Step one – Evaluate your goals.
This includes your interests and desired level of involvement. You’ll need to consider whether you want to actively manage your properties or if you’d rather be hands-off. What type of properties will most likely bring the returns you seek? What kind of initial investment do you have available? Are you a sole investor or will you be part of an investment group?
Step two – Assess the market.
Simply buying investment property haphazardly all over town can lead to disaster and confusion. It’s much simpler to begin in one area and expand as your portfolio does. If you’re considering residential properties as rental units, start your research with the following area attributes: The migration of the residents, are they moving in or away from the area? How long do homes remain on the market compared to surrounding areas? What is the average annual market appreciation or depreciation?

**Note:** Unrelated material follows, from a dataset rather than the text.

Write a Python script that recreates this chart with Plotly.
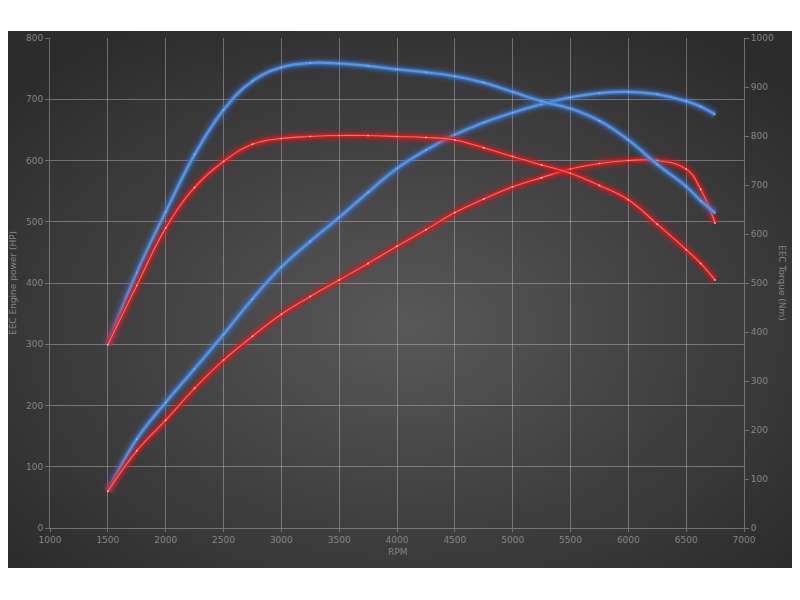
import base64
import plotly.graph_objects as go

# dyno sweep, stock (red) vs tuned (blue)
rpm = [1500, 1750, 2000, 2250, 2500, 2750, 3000, 3250, 3500, 3750, 4000, 4250,
       4500, 4750, 5000, 5250, 5500, 5750, 6000, 6250, 6500, 6625, 6750]

tuned_hp = [60, 145, 205, 260, 316, 374, 426, 468, 507, 548, 587, 617,
            642, 662, 678, 692, 703, 710, 712, 708, 697, 688, 675]
stock_hp = [60, 126, 176, 228, 274, 313, 349, 378, 405, 432, 460, 487,
            515, 537, 557, 572, 586, 595, 600, 600, 586, 553, 498]

tuned_nm = [374, 521, 645, 762, 853, 912, 940, 949, 948, 943, 936, 930,
            922, 909, 890, 871, 856, 831, 792, 742, 697, 668, 643]
stock_nm = [374, 495, 612, 695, 748, 783, 795, 799, 801, 801, 799, 797,
            792, 776, 758, 741, 724, 699, 670, 620, 568, 540, 506]

x_ticks = list(range(1000, 7001, 500))
hp_ticks = list(range(0, 801, 100))
nm_ticks = list(range(0, 1001, 100))

tick_col = "#858585"
grid_col = "rgba(200,200,200,0.42)"

blue_style = dict(glow=(60, 125, 215), core="rgb(90,148,222)", core_w=2.2,
                  dot="rgba(190,215,255,0.4)")
red_style = dict(glow=(225, 25, 25), core="rgb(255,105,105)", core_w=1.1,
                 dot="rgba(255,210,210,0.75)")


def rgba(c, a):
    return "rgba(%d,%d,%d,%s)" % (c[0], c[1], c[2], a)


def glow_line(fig, y, st, axis):
    # fake the neon glow with stacked translucent lines
    for w, a in [(14, 0.08), (9.5, 0.15), (6, 0.4), (3.5, 0.65)]:
        fig.add_trace(go.Scatter(x=rpm, y=y, yaxis=axis, mode="lines",
                                 line=dict(color=rgba(st["glow"], a), width=w, shape="spline", smoothing=1.2),
                                 hoverinfo="skip", showlegend=False))
    fig.add_trace(go.Scatter(x=rpm, y=y, yaxis=axis, mode="lines+markers",
                             line=dict(color=st["core"], width=st["core_w"], shape="spline", smoothing=1.2),
                             marker=dict(size=2, color=st["dot"]),
                             showlegend=False))


fig = go.Figure()
glow_line(fig, tuned_hp, blue_style, "y")
glow_line(fig, tuned_nm, blue_style, "y2")
glow_line(fig, stock_hp, red_style, "y")
glow_line(fig, stock_nm, red_style, "y2")

# radial gradient backdrop as an svg image
svg = ('<svg xmlns="http://www.w3.org/2000/svg" width="800" height="537" viewBox="0 0 800 537" '
       'preserveAspectRatio="none"><defs><radialGradient id="g" cx="50%" cy="55%" r="65%">'
       '<stop offset="0" stop-color="#585858"/><stop offset="1" stop-color="#2c2c2c"/>'
       '</radialGradient></defs><rect width="800" height="537" fill="url(#g)"/></svg>')
bg_src = "data:image/svg+xml;base64," + base64.b64encode(svg.encode()).decode()

# page body has an 8px margin, so the figure is 792x592 and shifted margins
ml, mr, mt, mb = 42, 56, 30, 72
pw, ph = 792 - ml - mr, 592 - mt - mb
fig.add_layout_image(dict(source=bg_src, xref="paper", yref="paper",
                          x=-ml / pw, y=(mt + ph - 23) / ph, sizex=792 / pw, sizey=537 / ph,
                          xanchor="left", yanchor="top", sizing="stretch", layer="below"))

axis_font = dict(family="DejaVu Sans", size=9, color=tick_col)

fig.update_layout(
    width=792, height=592,
    margin=dict(l=ml, r=mr, t=mt, b=mb),
    paper_bgcolor="white",
    plot_bgcolor="rgba(0,0,0,0)",
    font=axis_font,
    showlegend=False,
    xaxis=dict(range=[1000, 7000], tickvals=x_ticks, showgrid=True, gridcolor=grid_col,
               zeroline=False, showline=True, linecolor=grid_col, ticks="outside",
               ticklen=3, tickcolor=grid_col, tickfont=axis_font),
    yaxis=dict(range=[0, 800], tickvals=hp_ticks, showgrid=True, gridcolor=grid_col,
               zeroline=False, showline=True, linecolor=grid_col, ticks="outside",
               ticklen=4, tickcolor=grid_col, tickfont=axis_font),
    yaxis2=dict(range=[0, 1000], tickvals=nm_ticks, overlaying="y", side="right",
                showgrid=False, zeroline=False, showline=True, linecolor=grid_col,
                ticks="outside", ticklen=4, tickcolor=grid_col, tickfont=axis_font),
)

fig.add_annotation(text="RPM", xref="paper", yref="paper", x=0.5, y=-24 / ph,
                   showarrow=False, font=axis_font, yanchor="middle")
fig.add_annotation(text="EEC Engine power (HP)", xref="paper", yref="paper",
                   x=-37 / pw, y=0.5, textangle=-90, showarrow=False, font=axis_font,
                   xanchor="center", yanchor="middle")
fig.add_annotation(text="EEC Torque (Nm)", xref="paper", yref="paper",
                   x=1 + 38 / pw, y=0.5, textangle=90, showarrow=False, font=axis_font,
                   xanchor="center", yanchor="middle")

fig.write_html("out.html")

Step three – You’ll need a team.
At very least your team should include a realtor and an attorney. As your portfolio grows, you may consider adding a tax advisor and an insurance agent. If you’re not the handy type you will definitely need a contractor on call to help you gauge repair costs and estimates.
Step four – Property selection.
If your goal is a residential property then you’ll want to target those attractive neighborhoods that will appeal to employed tenants. Lower tenant turnover means less property damage and lower cost to rent again. Choose homes without those special features that result in higher repair bills or greater insurance fees i.e. avoid swimming pools and working fireplaces.